+++ Provided entries +++

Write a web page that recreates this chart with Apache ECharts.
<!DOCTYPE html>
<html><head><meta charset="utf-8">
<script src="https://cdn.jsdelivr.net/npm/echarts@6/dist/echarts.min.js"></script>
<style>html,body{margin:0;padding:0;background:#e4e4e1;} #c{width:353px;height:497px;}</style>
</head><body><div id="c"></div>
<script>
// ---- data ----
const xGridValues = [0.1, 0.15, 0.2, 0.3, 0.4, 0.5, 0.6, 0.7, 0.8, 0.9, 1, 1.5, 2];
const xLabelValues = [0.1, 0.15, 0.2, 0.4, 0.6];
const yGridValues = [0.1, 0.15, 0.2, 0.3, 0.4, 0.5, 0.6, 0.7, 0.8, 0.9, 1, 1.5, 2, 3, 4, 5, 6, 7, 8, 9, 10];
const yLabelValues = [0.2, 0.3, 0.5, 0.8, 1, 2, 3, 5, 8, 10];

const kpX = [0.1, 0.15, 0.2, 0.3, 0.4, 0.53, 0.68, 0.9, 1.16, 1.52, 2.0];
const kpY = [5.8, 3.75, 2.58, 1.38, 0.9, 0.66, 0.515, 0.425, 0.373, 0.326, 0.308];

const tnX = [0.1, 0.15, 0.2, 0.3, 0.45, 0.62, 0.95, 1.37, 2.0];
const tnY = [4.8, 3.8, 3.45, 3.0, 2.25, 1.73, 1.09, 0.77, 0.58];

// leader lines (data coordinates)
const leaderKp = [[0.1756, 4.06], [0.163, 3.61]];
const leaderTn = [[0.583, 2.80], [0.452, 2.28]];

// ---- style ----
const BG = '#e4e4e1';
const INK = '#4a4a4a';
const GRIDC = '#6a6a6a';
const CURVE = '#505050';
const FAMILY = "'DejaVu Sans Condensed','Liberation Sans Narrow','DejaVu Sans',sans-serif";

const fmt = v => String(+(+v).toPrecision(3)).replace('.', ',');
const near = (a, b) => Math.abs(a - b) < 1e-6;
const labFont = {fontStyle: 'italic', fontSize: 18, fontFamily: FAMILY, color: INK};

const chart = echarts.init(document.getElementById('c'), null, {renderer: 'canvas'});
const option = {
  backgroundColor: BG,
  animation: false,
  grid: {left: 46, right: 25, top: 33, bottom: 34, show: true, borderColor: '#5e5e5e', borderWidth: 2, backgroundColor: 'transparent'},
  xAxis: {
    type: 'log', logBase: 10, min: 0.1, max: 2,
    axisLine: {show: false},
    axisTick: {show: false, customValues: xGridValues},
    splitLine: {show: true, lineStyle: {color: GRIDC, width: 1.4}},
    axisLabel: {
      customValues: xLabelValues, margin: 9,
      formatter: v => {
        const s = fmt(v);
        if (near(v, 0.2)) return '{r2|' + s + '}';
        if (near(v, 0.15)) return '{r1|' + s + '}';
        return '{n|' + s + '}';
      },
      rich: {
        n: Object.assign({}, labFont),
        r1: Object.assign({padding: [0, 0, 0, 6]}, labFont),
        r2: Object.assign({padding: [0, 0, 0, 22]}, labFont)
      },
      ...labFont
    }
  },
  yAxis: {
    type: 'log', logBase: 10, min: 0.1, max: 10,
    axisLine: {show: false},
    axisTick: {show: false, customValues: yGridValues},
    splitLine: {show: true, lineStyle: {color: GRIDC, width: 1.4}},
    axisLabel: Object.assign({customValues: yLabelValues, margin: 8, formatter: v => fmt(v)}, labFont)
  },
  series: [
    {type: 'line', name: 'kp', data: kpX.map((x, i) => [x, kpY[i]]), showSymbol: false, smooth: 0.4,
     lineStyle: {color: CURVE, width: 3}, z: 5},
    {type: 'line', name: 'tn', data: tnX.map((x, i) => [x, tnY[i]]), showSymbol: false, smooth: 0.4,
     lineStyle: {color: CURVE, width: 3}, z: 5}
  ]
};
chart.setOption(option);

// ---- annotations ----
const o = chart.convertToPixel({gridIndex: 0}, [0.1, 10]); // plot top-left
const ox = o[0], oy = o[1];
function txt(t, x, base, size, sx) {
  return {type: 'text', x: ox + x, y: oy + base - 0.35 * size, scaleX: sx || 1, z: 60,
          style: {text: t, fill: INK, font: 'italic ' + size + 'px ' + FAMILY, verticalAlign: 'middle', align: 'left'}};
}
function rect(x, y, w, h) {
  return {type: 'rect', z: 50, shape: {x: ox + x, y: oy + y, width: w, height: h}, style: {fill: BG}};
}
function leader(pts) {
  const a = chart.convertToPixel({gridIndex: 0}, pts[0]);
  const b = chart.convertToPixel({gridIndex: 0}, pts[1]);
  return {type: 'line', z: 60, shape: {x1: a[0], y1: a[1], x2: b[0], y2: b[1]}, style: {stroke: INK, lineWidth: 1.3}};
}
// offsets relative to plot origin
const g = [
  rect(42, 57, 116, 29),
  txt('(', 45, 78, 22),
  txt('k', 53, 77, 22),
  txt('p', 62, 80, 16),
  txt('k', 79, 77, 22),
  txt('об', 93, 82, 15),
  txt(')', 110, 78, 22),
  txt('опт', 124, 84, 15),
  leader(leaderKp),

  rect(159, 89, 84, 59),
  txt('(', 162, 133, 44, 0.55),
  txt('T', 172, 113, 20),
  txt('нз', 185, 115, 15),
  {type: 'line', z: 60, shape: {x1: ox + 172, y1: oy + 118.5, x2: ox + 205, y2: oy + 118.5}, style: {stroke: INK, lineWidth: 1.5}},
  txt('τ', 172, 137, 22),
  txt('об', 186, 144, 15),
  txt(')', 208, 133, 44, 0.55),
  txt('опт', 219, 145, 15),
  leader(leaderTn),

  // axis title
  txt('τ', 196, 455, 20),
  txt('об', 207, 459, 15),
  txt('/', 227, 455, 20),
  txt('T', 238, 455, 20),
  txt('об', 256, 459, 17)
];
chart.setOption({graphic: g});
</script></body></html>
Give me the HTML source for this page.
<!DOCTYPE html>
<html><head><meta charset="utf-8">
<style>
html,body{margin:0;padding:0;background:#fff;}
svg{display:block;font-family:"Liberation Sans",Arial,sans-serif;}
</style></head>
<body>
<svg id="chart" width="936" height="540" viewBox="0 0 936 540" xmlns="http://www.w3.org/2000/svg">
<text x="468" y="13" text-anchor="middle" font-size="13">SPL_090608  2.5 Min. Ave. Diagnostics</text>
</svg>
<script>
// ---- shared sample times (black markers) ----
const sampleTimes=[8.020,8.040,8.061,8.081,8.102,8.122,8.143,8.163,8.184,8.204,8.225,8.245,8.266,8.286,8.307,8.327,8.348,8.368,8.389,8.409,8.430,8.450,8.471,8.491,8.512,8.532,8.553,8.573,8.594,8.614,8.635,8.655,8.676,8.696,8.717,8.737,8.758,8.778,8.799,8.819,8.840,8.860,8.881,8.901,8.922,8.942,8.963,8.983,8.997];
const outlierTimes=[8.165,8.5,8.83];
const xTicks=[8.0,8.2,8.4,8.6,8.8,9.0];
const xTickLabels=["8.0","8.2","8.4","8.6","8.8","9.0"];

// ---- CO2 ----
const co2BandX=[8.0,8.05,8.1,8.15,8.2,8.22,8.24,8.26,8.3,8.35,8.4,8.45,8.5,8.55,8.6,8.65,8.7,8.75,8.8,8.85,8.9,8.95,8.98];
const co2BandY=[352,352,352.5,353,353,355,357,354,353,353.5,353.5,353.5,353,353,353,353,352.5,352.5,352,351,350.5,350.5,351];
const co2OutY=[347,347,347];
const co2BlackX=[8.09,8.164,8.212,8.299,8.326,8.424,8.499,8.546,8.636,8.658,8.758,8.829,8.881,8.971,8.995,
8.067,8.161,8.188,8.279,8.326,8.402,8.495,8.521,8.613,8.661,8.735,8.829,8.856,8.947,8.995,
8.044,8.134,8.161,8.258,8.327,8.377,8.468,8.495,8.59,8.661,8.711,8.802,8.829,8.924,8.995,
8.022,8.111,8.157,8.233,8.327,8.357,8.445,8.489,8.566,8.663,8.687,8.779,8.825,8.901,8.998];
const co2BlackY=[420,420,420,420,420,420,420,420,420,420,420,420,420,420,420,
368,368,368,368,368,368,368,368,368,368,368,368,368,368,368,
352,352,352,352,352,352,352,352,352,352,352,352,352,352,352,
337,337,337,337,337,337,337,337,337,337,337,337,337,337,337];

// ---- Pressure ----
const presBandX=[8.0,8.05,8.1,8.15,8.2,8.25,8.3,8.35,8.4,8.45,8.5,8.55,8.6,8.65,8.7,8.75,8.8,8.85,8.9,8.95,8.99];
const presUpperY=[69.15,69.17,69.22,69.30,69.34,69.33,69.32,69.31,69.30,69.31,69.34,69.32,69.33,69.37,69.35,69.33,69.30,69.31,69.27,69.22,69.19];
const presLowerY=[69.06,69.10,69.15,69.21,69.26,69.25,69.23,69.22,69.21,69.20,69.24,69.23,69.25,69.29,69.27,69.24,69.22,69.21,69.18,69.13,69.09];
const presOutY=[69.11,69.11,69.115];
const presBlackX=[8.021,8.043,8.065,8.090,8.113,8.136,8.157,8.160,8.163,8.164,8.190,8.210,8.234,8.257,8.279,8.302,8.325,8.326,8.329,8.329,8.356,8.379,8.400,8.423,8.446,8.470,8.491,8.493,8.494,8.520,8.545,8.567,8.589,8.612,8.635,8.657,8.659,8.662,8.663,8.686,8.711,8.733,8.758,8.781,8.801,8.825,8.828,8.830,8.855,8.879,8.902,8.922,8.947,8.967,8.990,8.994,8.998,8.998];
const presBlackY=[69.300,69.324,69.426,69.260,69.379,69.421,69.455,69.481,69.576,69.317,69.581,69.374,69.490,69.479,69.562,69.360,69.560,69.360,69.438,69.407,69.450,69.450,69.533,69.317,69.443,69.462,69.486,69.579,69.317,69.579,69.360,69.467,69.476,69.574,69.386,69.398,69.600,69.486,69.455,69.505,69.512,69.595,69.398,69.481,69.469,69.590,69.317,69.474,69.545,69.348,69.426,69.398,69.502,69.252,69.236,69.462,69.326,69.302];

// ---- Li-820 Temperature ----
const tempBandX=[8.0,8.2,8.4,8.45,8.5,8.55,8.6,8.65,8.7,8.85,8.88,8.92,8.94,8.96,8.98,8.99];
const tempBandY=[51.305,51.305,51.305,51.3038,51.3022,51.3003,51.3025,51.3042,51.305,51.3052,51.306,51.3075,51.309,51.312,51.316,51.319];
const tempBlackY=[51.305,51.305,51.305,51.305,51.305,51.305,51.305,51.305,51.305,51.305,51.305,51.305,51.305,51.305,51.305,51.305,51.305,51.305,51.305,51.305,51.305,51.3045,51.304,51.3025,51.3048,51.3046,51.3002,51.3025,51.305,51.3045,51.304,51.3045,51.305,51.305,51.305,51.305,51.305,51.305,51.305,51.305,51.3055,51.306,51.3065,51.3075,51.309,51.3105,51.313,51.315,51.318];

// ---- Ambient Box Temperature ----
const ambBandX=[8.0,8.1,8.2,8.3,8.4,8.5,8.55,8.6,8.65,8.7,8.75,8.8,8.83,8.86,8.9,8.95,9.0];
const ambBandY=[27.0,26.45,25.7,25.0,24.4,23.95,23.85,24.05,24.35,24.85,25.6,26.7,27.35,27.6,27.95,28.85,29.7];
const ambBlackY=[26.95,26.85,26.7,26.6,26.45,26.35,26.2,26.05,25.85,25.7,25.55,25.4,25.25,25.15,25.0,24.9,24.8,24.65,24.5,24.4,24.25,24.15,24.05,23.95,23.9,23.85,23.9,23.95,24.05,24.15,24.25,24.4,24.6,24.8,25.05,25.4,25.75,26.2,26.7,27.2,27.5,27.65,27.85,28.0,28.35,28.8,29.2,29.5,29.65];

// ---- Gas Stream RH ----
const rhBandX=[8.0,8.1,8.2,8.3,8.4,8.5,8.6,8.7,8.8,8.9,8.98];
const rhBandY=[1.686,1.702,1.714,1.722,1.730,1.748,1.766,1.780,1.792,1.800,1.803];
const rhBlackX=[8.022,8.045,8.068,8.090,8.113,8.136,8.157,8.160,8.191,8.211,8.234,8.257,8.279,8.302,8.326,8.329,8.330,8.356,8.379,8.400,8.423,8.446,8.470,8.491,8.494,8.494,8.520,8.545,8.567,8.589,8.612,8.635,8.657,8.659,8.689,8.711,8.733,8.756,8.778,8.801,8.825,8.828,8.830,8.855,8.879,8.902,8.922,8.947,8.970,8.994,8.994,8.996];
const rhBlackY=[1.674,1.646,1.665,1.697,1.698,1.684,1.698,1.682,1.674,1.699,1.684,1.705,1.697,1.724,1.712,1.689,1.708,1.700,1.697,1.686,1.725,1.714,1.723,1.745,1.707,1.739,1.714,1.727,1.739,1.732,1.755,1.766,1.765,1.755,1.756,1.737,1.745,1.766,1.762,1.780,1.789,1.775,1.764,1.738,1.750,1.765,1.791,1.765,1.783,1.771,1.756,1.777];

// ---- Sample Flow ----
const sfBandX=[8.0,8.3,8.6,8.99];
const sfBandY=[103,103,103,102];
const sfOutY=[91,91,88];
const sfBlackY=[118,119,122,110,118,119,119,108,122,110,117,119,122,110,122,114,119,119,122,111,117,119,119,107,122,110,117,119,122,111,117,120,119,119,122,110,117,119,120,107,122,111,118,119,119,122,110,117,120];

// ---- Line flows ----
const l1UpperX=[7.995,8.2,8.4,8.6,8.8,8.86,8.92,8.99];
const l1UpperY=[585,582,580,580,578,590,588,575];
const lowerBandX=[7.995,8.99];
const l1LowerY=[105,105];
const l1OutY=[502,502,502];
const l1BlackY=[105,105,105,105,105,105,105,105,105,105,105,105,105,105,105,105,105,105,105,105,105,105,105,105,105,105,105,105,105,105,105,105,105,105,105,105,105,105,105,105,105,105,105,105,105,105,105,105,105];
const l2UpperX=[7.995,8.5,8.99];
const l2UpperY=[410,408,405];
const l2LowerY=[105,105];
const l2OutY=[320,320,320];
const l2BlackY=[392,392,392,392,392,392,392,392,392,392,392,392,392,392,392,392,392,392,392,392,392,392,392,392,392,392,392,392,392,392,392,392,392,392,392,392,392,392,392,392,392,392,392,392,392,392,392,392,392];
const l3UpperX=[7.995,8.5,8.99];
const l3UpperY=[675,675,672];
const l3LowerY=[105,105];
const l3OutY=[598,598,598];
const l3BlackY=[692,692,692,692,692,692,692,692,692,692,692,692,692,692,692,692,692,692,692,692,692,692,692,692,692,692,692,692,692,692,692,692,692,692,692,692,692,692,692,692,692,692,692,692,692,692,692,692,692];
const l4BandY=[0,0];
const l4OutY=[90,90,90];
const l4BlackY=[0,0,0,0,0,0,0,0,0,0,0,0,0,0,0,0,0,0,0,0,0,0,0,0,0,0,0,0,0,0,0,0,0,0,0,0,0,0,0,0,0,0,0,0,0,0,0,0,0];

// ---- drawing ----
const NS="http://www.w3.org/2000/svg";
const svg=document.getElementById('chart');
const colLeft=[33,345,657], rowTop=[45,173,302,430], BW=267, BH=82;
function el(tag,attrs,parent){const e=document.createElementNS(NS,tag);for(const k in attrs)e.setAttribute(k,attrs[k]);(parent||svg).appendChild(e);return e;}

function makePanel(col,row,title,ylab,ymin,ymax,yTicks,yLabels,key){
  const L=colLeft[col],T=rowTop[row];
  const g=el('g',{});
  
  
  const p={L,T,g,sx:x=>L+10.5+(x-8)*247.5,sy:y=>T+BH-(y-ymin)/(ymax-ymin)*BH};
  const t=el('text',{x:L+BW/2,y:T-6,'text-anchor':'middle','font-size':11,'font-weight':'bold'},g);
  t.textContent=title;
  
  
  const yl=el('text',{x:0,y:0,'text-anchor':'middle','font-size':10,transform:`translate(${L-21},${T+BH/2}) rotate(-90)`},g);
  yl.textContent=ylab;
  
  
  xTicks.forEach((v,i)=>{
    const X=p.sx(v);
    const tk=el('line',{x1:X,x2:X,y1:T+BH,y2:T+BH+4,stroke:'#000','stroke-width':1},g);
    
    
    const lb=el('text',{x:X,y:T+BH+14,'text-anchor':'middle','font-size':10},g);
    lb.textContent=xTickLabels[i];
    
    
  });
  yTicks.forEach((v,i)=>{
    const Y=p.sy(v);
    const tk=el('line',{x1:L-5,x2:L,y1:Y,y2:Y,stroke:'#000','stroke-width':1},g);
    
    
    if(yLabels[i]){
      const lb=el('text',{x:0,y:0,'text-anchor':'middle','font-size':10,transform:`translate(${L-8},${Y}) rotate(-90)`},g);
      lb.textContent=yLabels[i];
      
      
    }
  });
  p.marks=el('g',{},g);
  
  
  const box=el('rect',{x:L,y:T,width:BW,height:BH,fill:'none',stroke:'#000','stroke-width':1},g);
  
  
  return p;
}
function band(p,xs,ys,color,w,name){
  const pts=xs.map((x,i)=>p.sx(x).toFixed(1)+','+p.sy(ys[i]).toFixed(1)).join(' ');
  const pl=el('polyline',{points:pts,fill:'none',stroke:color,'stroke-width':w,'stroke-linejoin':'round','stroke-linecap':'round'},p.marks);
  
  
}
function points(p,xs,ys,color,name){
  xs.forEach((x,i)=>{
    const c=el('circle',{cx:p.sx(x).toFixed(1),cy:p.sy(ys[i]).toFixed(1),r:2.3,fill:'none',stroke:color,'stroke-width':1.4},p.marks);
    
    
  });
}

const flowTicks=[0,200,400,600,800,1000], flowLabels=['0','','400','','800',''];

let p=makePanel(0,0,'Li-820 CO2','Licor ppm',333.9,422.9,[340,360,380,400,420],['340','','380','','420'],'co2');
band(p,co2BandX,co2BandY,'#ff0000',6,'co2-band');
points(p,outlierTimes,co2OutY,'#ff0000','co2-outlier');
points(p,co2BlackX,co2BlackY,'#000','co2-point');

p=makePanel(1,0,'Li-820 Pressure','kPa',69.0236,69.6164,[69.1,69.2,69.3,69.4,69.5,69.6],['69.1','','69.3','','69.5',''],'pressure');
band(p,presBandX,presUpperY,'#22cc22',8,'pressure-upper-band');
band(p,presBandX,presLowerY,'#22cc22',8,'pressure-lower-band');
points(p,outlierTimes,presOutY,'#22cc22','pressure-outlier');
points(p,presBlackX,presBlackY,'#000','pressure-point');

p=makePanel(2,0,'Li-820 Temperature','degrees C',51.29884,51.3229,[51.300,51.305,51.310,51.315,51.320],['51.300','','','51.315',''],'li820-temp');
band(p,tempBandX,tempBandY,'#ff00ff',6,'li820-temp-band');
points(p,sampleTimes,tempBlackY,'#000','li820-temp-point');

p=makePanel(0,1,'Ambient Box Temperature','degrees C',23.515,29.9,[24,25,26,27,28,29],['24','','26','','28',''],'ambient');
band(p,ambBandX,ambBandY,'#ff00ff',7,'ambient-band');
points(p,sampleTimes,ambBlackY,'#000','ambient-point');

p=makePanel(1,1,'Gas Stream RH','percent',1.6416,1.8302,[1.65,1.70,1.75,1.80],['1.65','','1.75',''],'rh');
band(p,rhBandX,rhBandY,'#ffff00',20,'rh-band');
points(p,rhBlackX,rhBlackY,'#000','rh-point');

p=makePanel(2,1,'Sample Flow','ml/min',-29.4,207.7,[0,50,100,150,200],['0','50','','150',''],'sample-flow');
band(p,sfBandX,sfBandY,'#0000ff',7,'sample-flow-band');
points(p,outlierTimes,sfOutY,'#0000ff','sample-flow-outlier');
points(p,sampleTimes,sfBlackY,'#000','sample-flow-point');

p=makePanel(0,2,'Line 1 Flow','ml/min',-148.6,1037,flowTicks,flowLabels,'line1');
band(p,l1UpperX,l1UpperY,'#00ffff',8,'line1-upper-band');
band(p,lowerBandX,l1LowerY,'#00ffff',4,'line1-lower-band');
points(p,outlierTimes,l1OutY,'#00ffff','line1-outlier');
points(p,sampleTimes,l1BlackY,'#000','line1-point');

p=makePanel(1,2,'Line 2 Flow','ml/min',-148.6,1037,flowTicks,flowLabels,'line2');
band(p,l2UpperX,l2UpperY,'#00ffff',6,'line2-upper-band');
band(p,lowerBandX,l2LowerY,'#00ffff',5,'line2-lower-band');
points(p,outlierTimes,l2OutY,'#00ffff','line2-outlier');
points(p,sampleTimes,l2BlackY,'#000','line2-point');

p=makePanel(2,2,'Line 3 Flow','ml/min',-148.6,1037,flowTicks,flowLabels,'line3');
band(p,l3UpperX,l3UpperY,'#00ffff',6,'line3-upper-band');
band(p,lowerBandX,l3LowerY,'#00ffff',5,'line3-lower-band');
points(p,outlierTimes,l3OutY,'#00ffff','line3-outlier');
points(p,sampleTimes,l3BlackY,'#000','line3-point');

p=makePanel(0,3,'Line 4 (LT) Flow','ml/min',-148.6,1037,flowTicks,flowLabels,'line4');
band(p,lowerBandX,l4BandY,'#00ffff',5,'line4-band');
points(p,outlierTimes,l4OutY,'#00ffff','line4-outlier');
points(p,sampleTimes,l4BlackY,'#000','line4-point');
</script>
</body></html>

+++

* _Task prompt_: Everything from the first line of the records above to the line containing "0.373, 0.326, 0.308];", inclusive, should be repeated exactly; leave out the rest.

* _Complete answer_:
Write a web page that recreates this chart with Apache ECharts.
<!DOCTYPE html>
<html><head><meta charset="utf-8">
<script src="https://cdn.jsdelivr.net/npm/echarts@6/dist/echarts.min.js"></script>
<style>html,body{margin:0;padding:0;background:#e4e4e1;} #c{width:353px;height:497px;}</style>
</head><body><div id="c"></div>
<script>
// ---- data ----
const xGridValues = [0.1, 0.15, 0.2, 0.3, 0.4, 0.5, 0.6, 0.7, 0.8, 0.9, 1, 1.5, 2];
const xLabelValues = [0.1, 0.15, 0.2, 0.4, 0.6];
const yGridValues = [0.1, 0.15, 0.2, 0.3, 0.4, 0.5, 0.6, 0.7, 0.8, 0.9, 1, 1.5, 2, 3, 4, 5, 6, 7, 8, 9, 10];
const yLabelValues = [0.2, 0.3, 0.5, 0.8, 1, 2, 3, 5, 8, 10];

const kpX = [0.1, 0.15, 0.2, 0.3, 0.4, 0.53, 0.68, 0.9, 1.16, 1.52, 2.0];
const kpY = [5.8, 3.75, 2.58, 1.38, 0.9, 0.66, 0.515, 0.425, 0.373, 0.326, 0.308];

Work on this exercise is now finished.